女系天皇について語る際の「女系」は、「中間に一人でも女子の入った、男系でない血族関係」(有斐閣)、あるいは「男系女系を問わず女子の子孫」と定義付けられる。

女系天皇は歴史上、存在していた

それでは本題である。
男子の天皇と女子の天皇が夫婦であった場合、その子も上の定義からは、「女系」といえなくもないが、ここでは、父親が天皇である場合には男系ということにしておこう。

だが、それでも女系天皇の定義に合致する天皇がいる。それは、奈良時代に即位した元正天皇である。父親である草壁皇子は天皇ではなく、母親が元明天皇であり、元正天皇はこの母である元明天皇を継承している。
ここで、元正天皇の父親である草壁皇子は天武天皇(と持統天皇)の子であり、男系だ!と主張する人もいる。が、もう一度定義と平成17年の皇室典範に関する有識者会議の資料をみてみよう。

女系天皇は、「中間に一人でも女子の入った、男系でない血族関係」あるいは「男系女系を問わず女子の子孫」である。
わかりやすいのは、平成17年の内閣の有識者会議の図である。女系とは上の図の男子C、女子D、男子G、男子H、男子Iである。

これを元正天皇にあてはめる。
元明天皇は、天智天皇の娘であり、女子Aにあたる。そして、元明天皇の娘である元正天皇は、女子Dにあたる。
したがって、元正天皇は、平成17年の皇室典範に関する有識者会議における定義でも、女系天皇にあたるのである。そして、有斐閣の定義も基本的に同様だと解されるが、元正天皇の場合は、母・元明天皇から継承しているのであり、「中間に一人でも女子でも入った」といえよう。

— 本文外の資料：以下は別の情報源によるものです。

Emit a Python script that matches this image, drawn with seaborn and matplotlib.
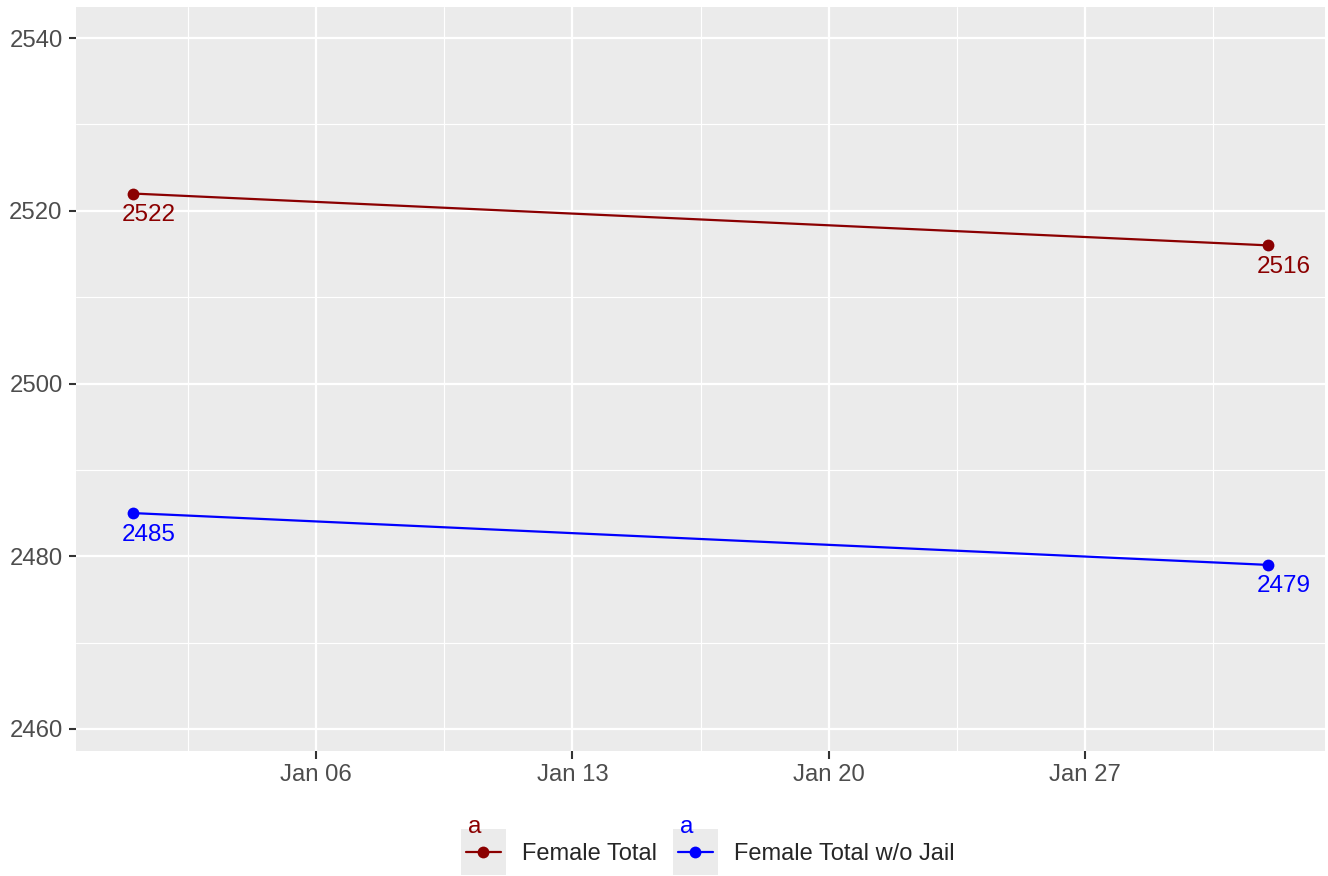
import pandas as pd
import numpy as np
import matplotlib
matplotlib.use("Agg")
import matplotlib.pyplot as plt
import matplotlib.dates as mdates
from matplotlib.lines import Line2D
from matplotlib.patches import Rectangle
from matplotlib.text import Text
from matplotlib.legend_handler import HandlerBase
import seaborn as sns

# data
dates = ["2023-01-01", "2023-02-01"]
female_total = [2522, 2516]
female_total_no_jail = [2485, 2479]
series_names = ["Female Total", "Female Total w/o Jail"]
series_colors = ["#8B0000", "#0000FF"]
tick_dates = ["2023-01-06", "2023-01-13", "2023-01-20", "2023-01-27"]
minor_dates = ["2023-01-02 12:00", "2023-01-09 12:00", "2023-01-16 12:00",
               "2023-01-23 12:00", "2023-01-30 12:00"]
y_ticks = [2460, 2480, 2500, 2520, 2540]
y_minor = [2470, 2490, 2510, 2530]

df = pd.DataFrame({
    "date": pd.to_datetime(dates * 2),
    "value": female_total + female_total_no_jail,
    "series": [series_names[0]] * 2 + [series_names[1]] * 2,
})
palette = dict(zip(series_names, series_colors))

sns.set_theme(style="darkgrid", rc={
    "axes.facecolor": "#EBEBEB",
    "grid.color": "white",
    "axes.edgecolor": "#EBEBEB",
})
plt.rcParams["font.family"] = ["Liberation Sans", "DejaVu Sans"]

fig = plt.figure(figsize=(13.28, 8.76), dpi=100)
ax = fig.add_axes([76 / 1328, 1 - 751 / 876, (1325 - 76) / 1328, (751 - 7) / 876])

sns.lineplot(data=df, x="date", y="value", hue="series", palette=palette,
             marker="o", markersize=8.5, markeredgewidth=0, linewidth=1.6,
             legend=False, ax=ax)

# value labels under each point, nudged a little right
for name, vals in zip(series_names, [female_total, female_total_no_jail]):
    for d, v in zip(dates, vals):
        ax.annotate(str(v), xy=(pd.Timestamp(d), v), xytext=(11.5, -15.5),
                    textcoords="offset points", ha="center", va="center",
                    color=palette[name], fontsize=17.5)

x0 = pd.Timestamp(dates[0]) - pd.Timedelta(days=1.56)
x1 = pd.Timestamp(dates[1]) + pd.Timedelta(days=1.56)
ax.set_xlim(x0, x1)
ax.set_ylim(2457.45, 2543.6)

ax.set_xticks(pd.to_datetime(tick_dates))
ax.xaxis.set_major_formatter(mdates.DateFormatter("%b %d"))
ax.set_xticks(pd.to_datetime(minor_dates), minor=True)
ax.set_yticks(y_ticks)
ax.set_yticks(y_minor, minor=True)

ax.grid(which="major", color="white", linewidth=1.6)
ax.grid(which="minor", color="white", linewidth=0.8)
ax.set_axisbelow(True)
for s in ax.spines.values():
    s.set_visible(False)

ax.tick_params(which="major", bottom=True, left=True, length=5.4, width=1.5,
               color="#333333", labelcolor="#4D4D4D", labelsize=17.2, pad=4.3)
ax.tick_params(which="minor", bottom=False, left=False, length=0)
ax.set_xlabel("")
ax.set_ylabel("")


class KeyHandler(HandlerBase):
    # ggplot-like key: grey box, line with point, small "a" on top
    def create_artists(self, legend, orig_handle, xdescent, ydescent,
                       width, height, fontsize, trans):
        c = orig_handle.get_color()
        side = 33.0
        cx = -xdescent + width / 2
        cy = -ydescent + height / 2
        box = Rectangle((cx - side / 2, cy - side / 2), side, side,
                        facecolor="#EBEBEB", edgecolor="none", transform=trans)
        ln = Line2D([cx - 0.39 * side, cx + 0.39 * side], [cy, cy],
                    color=c, linewidth=1.6, transform=trans)
        pt = Line2D([cx], [cy], marker="o", markersize=8.5,
                    markeredgewidth=0, color=c, linestyle="none",
                    transform=trans)
        txt = Text(cx - 6.5, cy + side / 2 - 3.0, "a", color=c,
                   fontsize=17.5, ha="center", va="baseline", transform=trans)
        return [box, ln, pt, txt]


handles = [Line2D([], [], color=c) for c in series_colors]
fig.legend(handles, series_names, loc="center", bbox_to_anchor=(0.533, 1 - 853 / 876),
           ncol=2, frameon=False, fontsize=17, handlelength=33 / 17, handleheight=1.0,
           handletextpad=0.68, columnspacing=0.64, borderpad=0, borderaxespad=0,
           handler_map={Line2D: KeyHandler()})

fig.savefig("out.png", dpi=100)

以上から、女系天皇の存在は明らかである。もちろん、定義を歪ませれば何とでもいえる。だが、それは愛子さまが天皇になり、天皇にならなかった悠仁さま他皇族と結婚し、その子は男系である、と主張するのと変わらない、非常に理解しがたいものである。

女性/女系天皇を認めないのは、差別以外に理由はない

そもそも女性/女系天皇を認めないのは、明治以降、戦前までの家制度と同様、女性差別にほかならない。科学的にも女性/女系を否定する合理的な理由などあるはずもない。
史実がどうであろうと、女性/女系天皇を認めるのが、世界の時代の流れであると考えるが、まして歴史的に女系天皇がいた事実からして、もはや否定する理由は差別以外にないのである。

日本国憲法第一条は、「天皇は、日本国の象徴であり日本国民統合の象徴であつて、この地位は、主権の 存する日本国民の総意に基く。」と規定する。
日本国の象徴、日本国民統合の象徴が男性に限られる理由はない。そして、主権者である国民は、男性に限ることを望んでいるのか。

皇室典範第一条「皇位は、皇統に属する男系の男子が、これを継承する。」

日本国憲法が時代にそぐわないというならば、まずは明治期に定められた旧皇室典範の内容をそのまま引っ張ってきた時代錯誤の皇室典範を改正すべきであろう。